Kia Mbandi é citado no
texto pois “se aliou aos muzundu português pra trocar seus escravos por cachaça
e fumos brasileiros” (Cena 8). Não é explicado no texto o por que isso. Por que
um negro dava seu povo negro para outro fazer de escravo? Estamos falando de um
texto em que, muito mais que se viva a situação, as personagens narram as
histórias. Por que não responder essa pergunta de forma contundente, como o
texto responde varias incógnitas na vida da Rainha? Porque foi uma escolha dos
autores ué! Mas perderam uma oportunidade única de responder questionamentos
como: Por que um negro escravizou outro negro? Por que eles entregavam o povo
negro para o povo branco europeu? A escravidão africana compartilhava da mesma
ideologia da europeia? Quais as diferenças? De africano para africano existia a
coisificação do ser humano como na escravidão europeia?... Nzinga chama o irmão de fraco, logo depois ele não aguenta a força portuguesa indo pedir ajuda a ela e em seguida é relatado que ele ainda escraviza seus irmãos.
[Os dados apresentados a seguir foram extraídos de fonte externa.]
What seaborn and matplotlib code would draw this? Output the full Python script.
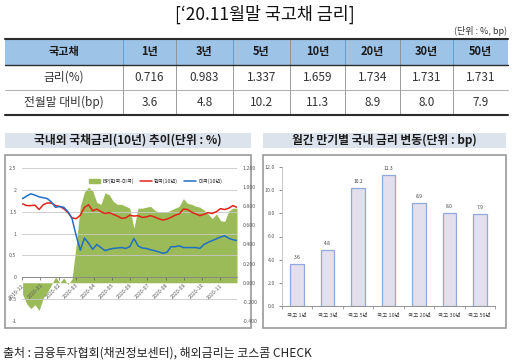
import numpy as np
import pandas as pd
import matplotlib
matplotlib.use("Agg")
import matplotlib.pyplot as plt
import matplotlib.dates as mdates
from matplotlib.patches import Rectangle, Patch
from matplotlib.lines import Line2D
from matplotlib.ticker import FuncFormatter
import seaborn as sns

# ---------------------------
# DATA
# ---------------------------
maturities = ["1년", "3년", "5년", "10년", "20년", "30년", "50년"]
rates = [0.716, 0.983, 1.337, 1.659, 1.734, 1.731, 1.731]
change_bp = [3.6, 4.8, 10.2, 11.3, 8.9, 8.0, 7.9]
bar_labels = ["국고 1년", "국고 3년", "국고 5년", "국고 10년", "국고 20년", "국고 30년", "국고 50년"]

# weekly readings, 2019-12-02 .. 2020-11-30
dates = pd.date_range("2019-12-02", periods=53, freq="7D")
kr_10y = [1.68, 1.64, 1.64, 1.65, 1.55, 1.66, 1.70, 1.70, 1.64, 1.62, 1.57, 1.48, 1.36,
          1.34, 1.42, 1.60, 1.66, 1.52, 1.56, 1.50, 1.46, 1.48, 1.44, 1.40, 1.35, 1.36,
          1.42, 1.40, 1.41, 1.37, 1.38, 1.41, 1.38, 1.34, 1.31, 1.33, 1.37, 1.42, 1.45,
          1.56, 1.55, 1.49, 1.45, 1.41, 1.44, 1.48, 1.46, 1.50, 1.57, 1.55, 1.58, 1.64, 1.60]
us_10y = [1.80, 1.86, 1.91, 1.88, 1.84, 1.82, 1.80, 1.72, 1.60, 1.62, 1.60, 1.50, 1.34,
          0.95, 0.62, 0.90, 0.78, 0.64, 0.75, 0.68, 0.61, 0.64, 0.66, 0.67, 0.68, 0.66,
          0.70, 0.89, 0.72, 0.67, 0.66, 0.63, 0.61, 0.58, 0.55, 0.57, 0.70, 0.70, 0.72,
          0.68, 0.68, 0.68, 0.68, 0.66, 0.75, 0.80, 0.84, 0.88, 0.92, 0.95, 0.89, 0.86, 0.84]
spread = [-0.12, -0.22, -0.27, -0.23, -0.29, -0.16, -0.10, -0.02, 0.06, 0.00, 0.05, -0.02, 0.04,
          0.40, 0.80, 0.95, 1.00, 0.96, 0.84, 0.82, 0.94, 0.92, 0.85, 0.82, 0.82, 0.80,
          0.78, 0.57, 0.78, 0.78, 0.79, 0.80, 0.76, 0.74, 0.74, 0.74, 0.76, 0.78, 0.80,
          0.88, 0.83, 0.82, 0.80, 0.79, 0.76, 0.72, 0.67, 0.72, 0.65, 0.64, 0.75, 0.78, 0.78]

left_ticks = [-1, -0.5, 0, 0.5, 1, 1.5, 2, 2.5]
right_ticks = [-0.4, -0.2, 0.0, 0.2, 0.4, 0.6, 0.8, 1.0, 1.2]
bar_ticks = [0, 2, 4, 6, 8, 10, 12]

# ---------------------------
# STYLE
# ---------------------------
sns.set_theme(style="white")
plt.rcParams["font.family"] = ["Noto Sans CJK KR", "DejaVu Sans"]
plt.rcParams["axes.unicode_minus"] = False

W, H = 512, 364
fig = plt.figure(figsize=(W / 100, H / 100), dpi=100)


def px_rect(x0, y0, x1, y1):
    return [x0 / W, 1 - y1 / H, (x1 - x0) / W, (y1 - y0) / H]


bg = fig.add_axes([0, 0, 1, 1])
bg.set_xlim(0, W)
bg.set_ylim(H, 0)
bg.axis("off")

# title
bg.text(265, 14, "[‘20.11월말 국고채 금리]", ha="center", va="center", fontsize=12.5, color="#111111")
bg.text(507, 31, "(단위 : %, bp)", ha="right", va="center", fontsize=6.5, color="#333333")

# ---------------------------
# TABLE
# ---------------------------
col_edges = [5, 123, 176, 233, 290, 345, 400, 453, 508]
bg.add_patch(Rectangle((5, 39), 503, 26, facecolor="#9DC3E6", edgecolor="none"))
for x in col_edges[1:-1]:
    bg.plot([x, x], [39, 115], color="#8C8C8C", lw=0.6)
bg.plot([5, 508], [39, 39], color="#2B2B2B", lw=1.5)
bg.plot([5, 508], [65, 65], color="#2B2B2B", lw=1.0)
bg.plot([5, 508], [90, 90], color="#A0A0A0", lw=0.6)
bg.plot([5, 508], [115, 115], color="#2B2B2B", lw=1.5)

centers = [(col_edges[i] + col_edges[i + 1]) / 2 for i in range(len(col_edges) - 1)]
bg.text(centers[0], 52, "국고채", ha="center", va="center", fontsize=8, fontweight="bold", color="#1A1A1A")
bg.text(centers[0], 77.5, "금리(%)", ha="center", va="center", fontsize=8.5, color="#333333")
bg.text(centers[0], 102.5, "전월말 대비(bp)", ha="center", va="center", fontsize=8.5, color="#333333")
for i, m in enumerate(maturities):
    cx = centers[i + 1]
    bg.text(cx, 52, m, ha="center", va="center", fontsize=8, fontweight="bold", color="#1A1A1A")
    bg.text(cx, 77.5, f"{rates[i]:.3f}", ha="center", va="center", fontsize=8.5, color="#333333")
    bg.text(cx, 102.5, f"{change_bp[i]:.1f}", ha="center", va="center", fontsize=8.5, color="#333333")

# ---------------------------
# PANEL FRAMES
# ---------------------------
bg.add_patch(Rectangle((5, 133), 246, 15, facecolor="#DCE3EC", edgecolor="none"))
bg.text(128, 140.5, "국내외 국채금리(10년) 추이(단위 : %)", ha="center", va="center",
        fontsize=8.5, fontweight="bold", color="#1A1A1A")
bg.add_patch(Rectangle((263, 133), 243, 15, facecolor="#DCE3EC", edgecolor="none"))
bg.text(384.5, 140.5, "월간 만기별 국내 금리 변동(단위 : bp)", ha="center", va="center",
        fontsize=8.5, fontweight="bold", color="#1A1A1A")
bg.add_patch(Rectangle((5, 155), 246, 173, fill=False, edgecolor="#9A9A9A", lw=1.2))
bg.add_patch(Rectangle((263, 155), 243, 173, fill=False, edgecolor="#9A9A9A", lw=1.2))

bg.text(3, 353, "출처 : 금융투자협회(채권정보센터), 해외금리는 코스콤 CHECK", ha="left", va="center",
        fontsize=8.6, color="#222222")

# ---------------------------
# LEFT CHART: 10Y yields
# ---------------------------
ax = fig.add_axes(px_rect(22, 168, 237, 321))
ax2 = ax.twinx()
ax2.fill_between(dates, 0, spread, color="#9BBB59", lw=0)
ax2.set_ylim(-0.4, 1.2)
ax2.set_yticks(right_ticks)
ax2.set_yticklabels([f"{v:.3f}" for v in right_ticks])
ax2.tick_params(axis="y", labelsize=3.8, colors="#595959", length=0, pad=4)
for s in ax2.spines.values():
    s.set_visible(False)
ax2.patch.set_visible(False)

ax.set_zorder(ax2.get_zorder() + 1)
ax.patch.set_visible(False)
sns.lineplot(x=dates, y=kr_10y, ax=ax, color="#E2231A", lw=1.1)
sns.lineplot(x=dates, y=us_10y, ax=ax, color="#1F6FC5", lw=1.1)
ax.set_ylim(-1, 2.5)
ax.set_xlim(pd.Timestamp("2019-12-01"), pd.Timestamp("2020-11-30"))
ax.set_yticks(left_ticks)
ax.yaxis.set_major_formatter(FuncFormatter(lambda v, p: f"{v:g}"))
ax.grid(axis="y", color="#C8C8C8", lw=0.6)
ax.grid(axis="x", visible=False)
ax.set_axisbelow(True)
ax.tick_params(axis="y", labelsize=3.8, colors="#595959", length=0, pad=4)
for side in ["left", "right", "top"]:
    ax.spines[side].set_visible(False)
ax.spines["bottom"].set_position(("data", 0))
ax.spines["bottom"].set_color("#808080")
ax.spines["bottom"].set_linewidth(0.6)
ax.xaxis.set_major_locator(mdates.MonthLocator())
ax.xaxis.set_major_formatter(mdates.DateFormatter("%Y-%m"))
ax.tick_params(axis="x", labelsize=3.8, colors="#595959", length=2, width=0.5, pad=2,
               labelrotation=45, bottom=True)
for lab in ax.get_xticklabels():
    lab.set_ha("right")
    lab.set_rotation_mode("anchor")
ax.set_xlabel("")
ax.set_ylabel("")

handles = [Patch(color="#9BBB59"),
           Line2D([], [], color="#E2231A", lw=1.1),
           Line2D([], [], color="#1F6FC5", lw=1.1)]
ax.legend(handles, ["BP(한국-미국)", "한국(10년)", "미국(10년)"], loc="center",
          bbox_to_anchor=(0.62, 0.915), ncol=3, fontsize=3.8, frameon=False,
          handlelength=2.2, handleheight=0.8, columnspacing=1.2, handletextpad=0.4)

# ---------------------------
# RIGHT CHART: monthly change
# ---------------------------
axb = fig.add_axes(px_rect(282, 167, 495, 306))
sns.barplot(x=bar_labels, y=change_bp, ax=axb, color="#E4DFEC", edgecolor="#8EA9DB",
            linewidth=0.9, width=0.45, saturation=1)
axb.set_ylim(0, 12)
axb.set_xlim(-0.5, 6.5)
axb.set_yticks(bar_ticks)
axb.set_yticklabels([f"{v:.1f}" for v in bar_ticks])
for c in axb.containers:
    axb.bar_label(c, fmt="%.1f", fontsize=3.5, padding=3, color="#404040")
axb.set_xticks(np.arange(-0.5, 7, 1), minor=True)
axb.tick_params(axis="x", which="major", length=0, labelsize=4, colors="#404040", pad=5)
axb.tick_params(axis="x", which="minor", length=2, width=0.5, color="#808080", bottom=True)
axb.tick_params(axis="y", labelsize=3.8, colors="#595959", length=2, width=0.5, left=True, pad=3)
axb.spines["left"].set_color("#BFBFBF")
axb.spines["left"].set_linewidth(0.6)
axb.spines["bottom"].set_color("#808080")
axb.spines["bottom"].set_linewidth(0.6)
axb.spines["top"].set_visible(False)
axb.spines["right"].set_visible(False)
axb.patch.set_visible(False)
axb.set_xlabel("")
axb.set_ylabel("")

fig.savefig("out.png", dpi=100)
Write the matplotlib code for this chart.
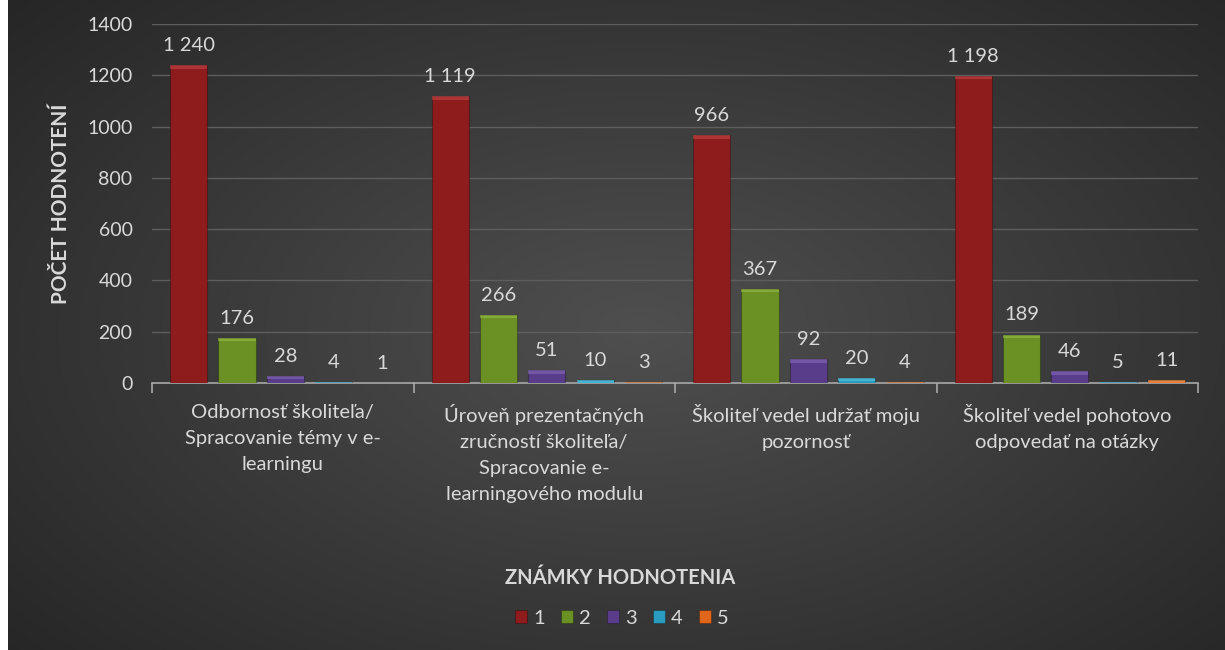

As intenções dos personagens são históricas e pouco exploradas pelo texto. Fora que ela também é dona de atitudes discutíveis. Pois toda heroina/heroi é composta de contradições e é justamente isso que os humaniza. Nesse ponto o texto coloca os personagens no arquétipo bom/ruim. Desenvolver o tema, seria uma forma de “calar
a boca” de muito liberal frustrado que insiste em dizer que escravidão é tudo a
mesma coisa e que nós negros também castigamos nosso próprio povo...
E a cena do sapateado
onde a batalha de Nzinga vs os Muzundu é mostrada continua impressionante e o
ponto chave do espetáculo. Onde elenco se entrega por inteiro. As frases de
efeito soltas por Nzinga e a movimentação do elenco... não tem como não se
impressionar. Com certeza uma das soluções mais bem feitas do teatro baiano
atual. E no tempo onde as soluções dos diretores são resumidas a projeções em
telões, ver um teatro analogicamente criativo é um alivio!
Vale a pena ver Nzinga
reinar! Junto a ela, reina o público pois aprende, compartilha sentimentos, vê
a luta de si mostrada por um outro parecido nos palcos. Vê e sonha! Nzinga tem
fome, mas a cada espetáculo nos dá muito que comer!